In 1958, the first Fay's Drug Store was opened in Fairmount, New York by Henry A. Panasci, Jr. and his father Henry Panasci Sr. The store was named after Faye Panasci, wife of Henry Panasci, Jr. Her name was Faye, but they intentionally left off the e to save money on signage.

Fay's steadily grew in Central New York—the resulting Fay's Drugs Company, Inc. was incorporated on October 20, 1966 and Fay's Drugs opened its headquarters in Syracuse, New York with the bulk of its operations residing in Liverpool, New York.

===Public company===
The company went public in 1969 and entered the Rochester market in 1971. In 1979, Fay's acquired the Key Drug store chain in Rochester, NY and converted them to Fay's, further expanding their Rochester area market. It also expanded into North and South Carolina that year by purchasing the Mann and Crafts drug chains. Increased supplier costs ate into profitability, and by April 1981, Fay's sold its 31 drug stores in those states to the Rite Aid. The sale reduced the size of the chain to 80 stores in upstate New York and one in Pennsylvania. Fay's installed a computerized pharmacy system in 1982. It traded on the American Stock Exchange until moving to the New York Stock Exchange in December 1982.

In 1991, Fay's Drugs acquired the 48 drug stores operated by Victory Markets as Carls Drugs. Carls Drugs was founded by Carl Panasci, brother and uncle to the Fay's Drugs founders. In January 1993, Fay's sold 10 underperforming Pennsylvania-based stores to Melville Corporation and acquired one CVS store in upstate New York. Henry Sr. died in May, at the age of 95. By this point, Fay's operated 245 drugstores in New Hampshire, New York, Pennsylvania, and Vermont, as well as 31 Wheels Discount Auto Supply Stores and 25 Paper Cutter stores in New York. In July 1994, Fay's acquired the 12-store Peterson drug store chain based in Western New York.

===Diversification efforts ===
In the mid-1980s, Fay's made an effort to diversify by opening Wheels Discount Auto Supply and Paper Cutter stores. However, these efforts proved to be short-lived. By the mid-1990s, Fay's Drugs decide to divest itself of its non-core subsidiaries.

The company closed nine under-performing stores in its Paper Cutter subsidiary in April 1993. In December 1995, the company sold its 82-store Wheels Discount Auto Supply subsidiary in New York and Pennsylvania to the Sears-owned Western Auto Supply for $37 million (~$ in ).
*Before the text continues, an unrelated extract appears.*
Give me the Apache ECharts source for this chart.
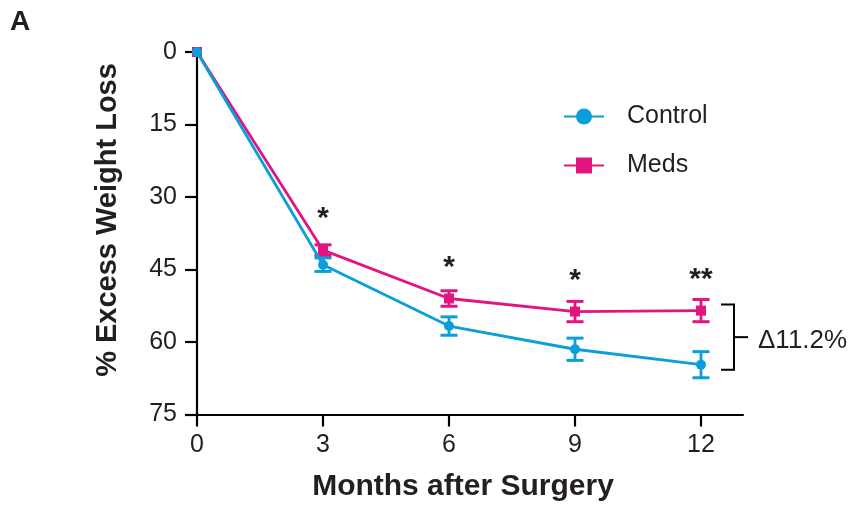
<!DOCTYPE html>
<html><head><meta charset="utf-8">
<script src="https://cdn.jsdelivr.net/npm/echarts@6/dist/echarts.min.js"></script>
<style>html,body{margin:0;padding:0;background:#fff}#chart{width:852px;height:505px}</style>
</head><body><div id="chart"></div>
<script>
// Months after surgery and % excess weight loss (mean ± SEM)
const months = [0, 3, 6, 9, 12];
const monthTicks = [0, 3, 6, 9, 12];
const controlMean = [0, 44.0, 56.7, 61.5, 64.7];
const controlSem = [0, 1.4, 1.9, 2.3, 2.7];
const medsMean = [0, 41.0, 51.0, 53.7, 53.5];
const medsSem = [0, 1.1, 1.6, 2.1, 2.3];
const significance = ['', '*', '*', '*', '**'];
const seriesNames = ['Control', 'Meds'];

const BLUE = '#0a9fd9';
const PINK = '#e3137f';
const INK = '#231f20';
const FONT = '"Liberation Sans", Arial, Helvetica, sans-serif';

const chart = echarts.init(document.getElementById('chart'), null, { renderer: 'canvas' });

function pairs(mean) { return months.map((m, i) => [m, mean[i]]); }

function errorBars(mean, sem, color) {
  return {
    type: 'custom', silent: true, z: 3,
    data: months.map((m, i) => [m, mean[i] - sem[i], mean[i] + sem[i]]).filter((d, i) => sem[i] > 0),
    encode: { x: 0, y: [1, 2] },
    renderItem(params, api) {
      const x = api.value(0);
      const lo = api.coord([x, api.value(1)]);
      const hi = api.coord([x, api.value(2)]);
      const w = 8.5;
      return { type: 'group', children: [
        { type: 'line', shape: { x1: lo[0], y1: lo[1], x2: hi[0], y2: hi[1] }, style: { stroke: color, lineWidth: 2.8 } },
        { type: 'line', shape: { x1: lo[0] - w, y1: lo[1], x2: lo[0] + w, y2: lo[1] }, style: { stroke: color, lineWidth: 3 } },
        { type: 'line', shape: { x1: hi[0] - w, y1: hi[1], x2: hi[0] + w, y2: hi[1] }, style: { stroke: color, lineWidth: 3 } }
      ] };
    }
  };
}

const last = months.length - 1;
const delta = (controlMean[last] - medsMean[last]).toFixed(1);

chart.setOption({
  animation: false,
  backgroundColor: '#fff',
  grid: { left: 197, top: 52, right: 109, bottom: 90.5, containLabel: false },
  xAxis: {
    type: 'value', min: 0, max: 13, position: 'bottom',
    axisLine: { show: true, onZero: false, lineStyle: { color: '#000', width: 2.2 } },
    axisTick: { show: true, length: 12, customValues: monthTicks, lineStyle: { color: '#000', width: 2.2 } },
    axisLabel: { customValues: monthTicks, margin: 18, fontSize: 25, fontFamily: FONT, color: INK },
    splitLine: { show: false }
  },
  yAxis: {
    type: 'value', min: 0, max: 75, interval: 15, inverse: true,
    axisLine: { show: true, onZero: false, lineStyle: { color: '#000', width: 2.2 } },
    axisTick: { show: true, length: 12, lineStyle: { color: '#000', width: 2.2 } },
    axisLabel: { margin: 20, fontSize: 25, fontFamily: FONT, color: INK },
    splitLine: { show: false }
  },
  legend: {
    data: seriesNames, orient: 'vertical', left: 563, top: 104, padding: 0,
    itemWidth: 40, itemHeight: 20, itemGap: 24,
    textStyle: { fontSize: 25, fontFamily: FONT, color: INK, padding: [0, 0, 0, 18] }
  },
  graphic: [
    { type: 'text', left: 10, top: 8, style: { text: 'A', font: 'bold 28px ' + FONT, fill: INK } },
    { type: 'text', x: 108, y: 220, rotation: Math.PI / 2,
      style: { text: '% Excess Weight Loss', font: 'bold 29px ' + FONT, fill: INK, align: 'center', verticalAlign: 'middle' } },
    { type: 'text', x: 463, y: 487,
      style: { text: 'Months after Surgery', font: 'bold 30px ' + FONT, fill: INK, align: 'center', verticalAlign: 'middle' } }
  ],
  series: [
    errorBars(medsMean, medsSem, PINK),
    errorBars(controlMean, controlSem, BLUE),
    {
      name: 'Meds', type: 'line', data: pairs(medsMean), z: 4,
      symbol: 'rect', symbolSize: 10, showAllSymbol: true,
      lineStyle: { color: PINK, width: 2.8 }, itemStyle: { color: PINK }
    },
    {
      name: 'Control', type: 'line', data: pairs(controlMean), z: 5,
      symbol: 'circle', symbolSize: 10, showAllSymbol: true,
      lineStyle: { color: BLUE, width: 2.8 }, itemStyle: { color: BLUE }
    },
    {
      // significance markers above the Meds points
      type: 'custom', silent: true, z: 6,
      data: months.map((m, i) => [m, medsMean[i], i]).filter(d => significance[d[2]]),
      encode: { x: 0, y: 1 },
      renderItem(params, api) {
        const p = api.coord([api.value(0), api.value(1)]);
        return { type: 'text', x: p[0], y: p[1] - 31,
          style: { text: significance[api.value(2)], font: 'bold 30px ' + FONT, fill: INK, align: 'center', verticalAlign: 'middle' } };
      }
    },
    {
      // bracket showing the 12-month difference
      type: 'custom', silent: true, z: 6,
      data: [[months[last], medsMean[last], controlMean[last]]],
      encode: { x: 0, y: [1, 2] },
      renderItem(params, api) {
        const top = api.coord([api.value(0), api.value(1)]);
        const bot = api.coord([api.value(0), api.value(2)]);
        const x0 = top[0] + 20, x1 = x0 + 13, y0 = top[1] - 6, y1 = bot[1] + 5, ym = (y0 + y1) / 2;
        const st = { stroke: '#000', lineWidth: 2, fill: null };
        return { type: 'group', children: [
          { type: 'polyline', shape: { points: [[x0, y0], [x1, y0], [x1, y1], [x0, y1]] }, style: st },
          { type: 'line', shape: { x1: x1, y1: ym, x2: x1 + 14, y2: ym }, style: st },
          { type: 'text', x: x1 + 24, y: ym + 4,
            style: { text: '\u0394' + delta + '%', font: '26px ' + FONT, fill: INK, align: 'left', verticalAlign: 'middle' } }
        ] };
      }
    }
  ]
});
</script>
</body></html>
In 1996, the company sold its remaining 29 Paper Cutter stores to Long Island-based Party Experience Inc., a chain of party- and holiday-oriented supply stores. The stores were converted to the Party Experience format the following year.

===Sale to JCPenney===
In 1996, Fay's Drugs was sold to JCPenney for $285 million in stock. New York stores retained the Fay's name, while those in other states were changed to Thrift Drug stores. JCPenney merged its drug operations into Eckerd in 1997. Many of the original Fay's Drugs locations that have not been closed in favor of stand-alone Eckerd stores (many now Rite Aid and Walgreens locations) still feature the familiar Fay's aisle and pharmacy formats that served as models for drug chains nationwide.

In 2023, Rite Aid, the successor to Eckerd, filed for Chapter 11 bankruptcy amid several opioid lawsuits and declining sales. The Jean Coutu Group (PJC) USA, Inc. (the company retained this name despite its divestiture by PJC in 2007) remained an active in-name-only subsidiary of Rite Aid, along with Eckerd Corporation, as shown in the latter company's October 2023 Chapter 11 bankruptcy filings. On May 5, 2025, Rite Aid filed for Chapter 11 bankruptcy for the second time in 2 years, listing assets and liabilities between $1 billion and $10 billion. Rite Aid will sell all of its assets as part of its procedure, as it overcomes financial challenges such as debt, increased competition, and inflation, including Eckerd and Fay's Drug.